Brexitwatch (13)

It was only a week between Parliament coming back from their summer holidays and it being prorogued and a lot as happened in that period quite likely proving that Harold Wilson was correct…

What is just as clear is much has happened in the ten days since my last Brexitwatch posting. Recent events have been well publicised; all and sundry have commented on the rights and wrongs of what has happened giving widely differing views. Since I don’t wish to appear like a gramophone record that keeps playing the same sounds, I don’t intend to recount events and go over my Brexit views other than repeat my hope the UK will leave the EU, as prescribed by law, on October 31st, ideally with a good deal, which as things stand seems almost unlikely, or failing that no deal at all.

There are several worrying aspects to the position we are now in, even from a Remain or Leave but only with a deal Parliament approves perspective. The judiciary and legislature over reaching their powers and involvement of “experts” is also concerning. A law has been passed requiring the Prime Minister to ask the EU for an extension to the leave date if no deal is agreed, something Boris has said he would not do. As for getting a deal, there appears little change in positions. For me the silver lining may be a Teresa May mark 4 deal with some token compromise over the Irish backstop may now be less likely as well as one of the other EU members not agreeing to the extension. This begs the question as to whether Parliament will pass a law to revoke Article 50 before October 31st, which is what the LibDems have just announced they will push for.

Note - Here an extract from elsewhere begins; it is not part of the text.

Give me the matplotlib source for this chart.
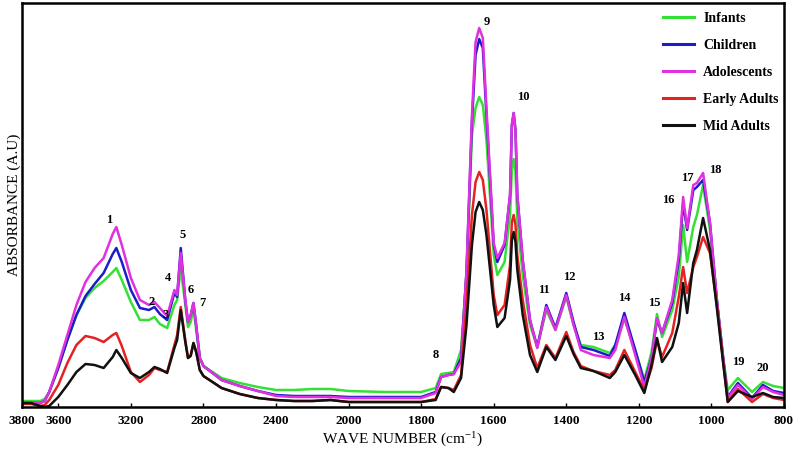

All what we see seems very messy with strong views on what should have happened and should happen being expressed from all quarters. It also became clear that Parliament was not prepared to accede to Boris’s call for a General Election with positions being taken on political grounds rather than the national good, although when the dust settles after Parliament resumes and the EU give their response, this is a likely possibility. The concern for “leavers” like me is that if that is the case the result of that election may not result in a Leave Parliament given the unpopularity of Conservatives, even though the same could be said about Labour, especially as Boris is not prepared to form a pact with the Brexit Party over the Leave / Remain matter meaning the Leave vote may be divided and thus letting in Remainer MPs to win seats. Speaking for myself, while my local MP has been consistent on Leave, I could be voting for a Brexit Party candidate, even though re-electing our MP who is prepared to honour the EU Referendum result is more likely if there is no Brexit candidate to oppose him. Looking at the national scene it is evident people are divided over Brexit, with civil unrest possible, and Parliament often does not represent people’s views, which is why I would welcome an election, as irksome as that prospect may be.

righteousness

This brings me to a “spiritual” consideration. It seems to me the UK needs God mercy for all sorts of reasons but particularly at this time on the final Brexit outcome and even more given the spiritual malaise and apathy and godlessness of the nation at large. While I am inclined to warm to those who believe leaving the EU is part of God’s will for the UK, I need to respect other God fearers who see things differently, arguing that the poor and vulnerable will suffer most if we leave the EU without a deal. Discerning the will of the Almighty is one of life’s imponderables. For it could be even though the EU is a bad institution we should not be part of, it may be divine providence and God’s will for a nation that deserves judgment.

I have noted many Christians are becoming exercised to pray for the nation and even on social media I see calls to prayer. Sometimes it is from those with strong views of what needs to happen, thus creating a problem for believers with differing views given prayer should be made in unity. The Bible text quoted above is God’s response to a prayer prayed by King Solomon, 3000 years ago, on behalf of the nation he ruled over, and “my people” in this case is Israel. But the call to humble ourselves and pray is clear; it is the need of the hour.